Kelly Macdonald and Irfan Khan; Puzzle
I am being ostracized by those with whom I go to films. It had been said that I hate films and there are no films that I like, which is a gross misrepresentation. However, there are a lot of bad films, and our little circle of "friends" often gets charmed into seeing a parcel of them based upon the positive reviews of on-line critics who seem to be easily impressed.
We saw Spike Lee's BlacKkKlansman and even though I may have felt great team spirit against the rampant racism of the present age, I found the movie pretty pedestrian and often boring. I have not been totally on board for Spike Lee for quite a while. While I consider Do The Right Thing to be a masterpiece, I sort of fell off the Spike Lee Joint wagon at the time of Malcolm X, which I did not like, even though I liked Denzel Washington immensely.
We saw Puzzle which was quite nice.
The male leads were David Denman - whom we remember as Roy from the TV series The Office - and Irfan Khan - whom I insist upon considering the new PM of Pakistan ( who is actually Imran Khan ) and who seems to have the country under control and uses his ample extra time for appearing in films.
I certainly wish that Benazir Bhutto had had this type of situation, God rest her soul.
We saw "The Wife" which was an abomination...
Glenn Close is in "The Wife" and I was trying to think of a film she has been in that I could compare this to, and discovered that there is no film I liked that scintillated due to the acting abilities of Glenn Close. Not a one. She has been in films I liked, but I think I have always found her uninteresting.
She-who-must-be-obeyed observed that she was distracted during close-up scenes during which Close's angular features were suddenly offset by the intrusion of her "hammy" hands! It's true. I could not say something like that without being stoned by the combined frowns of the villagers, but She can compare Glenn Close's extremities to a pair of large jambons and no one says boo about it!

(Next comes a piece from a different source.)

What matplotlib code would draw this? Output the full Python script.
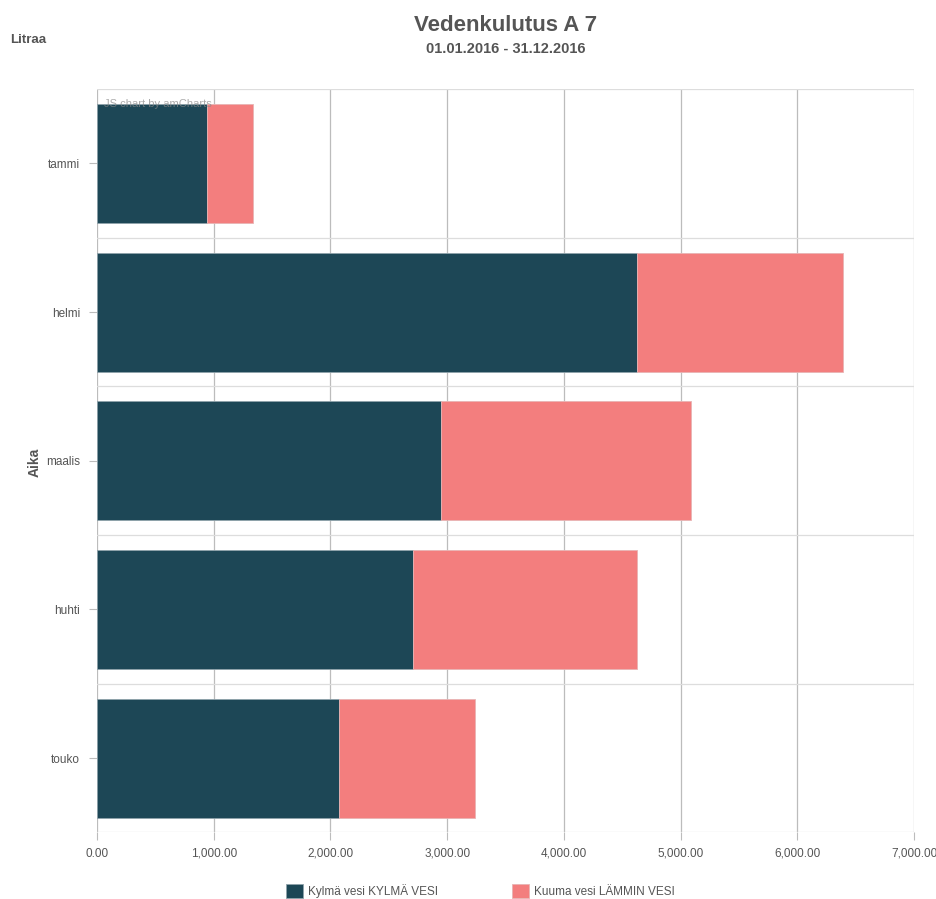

Well, that is a director-problem or an editor-problem. I certainly cannot fault Ms. Close for having hands like those of Brendan Gleeson
The only way out is to not say anything about the films. My friends, of course, see through this and immediately make the conclusion that I did not like the film and am being my usual negative self.
In my defense, I use the following scale to rate films:
Writing/Story makes up 60% of the rating, followed by Editing with 10%, Acting with 10%, Camera Work with 5%, Lighting with 5%, Foley with 2 1/2 %, Gaffer with 2 1/2%, Continuity Girl and Best Boy with 2 1/2% between them, and Directing with 2 1/2%.
(The story for The Wife was indescribably dopey. Look it up somewhere where they give a rip if you truly wish to find the story-line.)
I used to include Producers in the rating system, but ever since Wes Anderson's The Grand Budapest Hotel had featured a bakery called Mendl's which had distinctive pink boxes and had had an ad campaign that had sent some of these Mendl's boxes to real-life bakeries around the country...
... And I had seen one such advertising box in The Home Bakery in Rochester, Michigan... Which is where I buy my buttercream filled long john dougnuts once a month... And where I had declared that I was a friend of the producer of The Grand Budapest Hotel, the producer being none other than the great Harvey Weinstein (it is not a lie if it is for doughnuts!) and I must have one of those Mendl boxes for my long johns.
They were impressed even if they weren't quite sure who Harvey Weinstein was, but were very sorry they could not let he boxes go. Then with the endless passage of time, and Harvey Weinstein's creds having gone south, they began to give me funny looks when I came on my monthly jaunts. So I wear a disguise. And it sounds a lot like a Wes Anderson movie, and that makes it more than tolerable; it makes it great!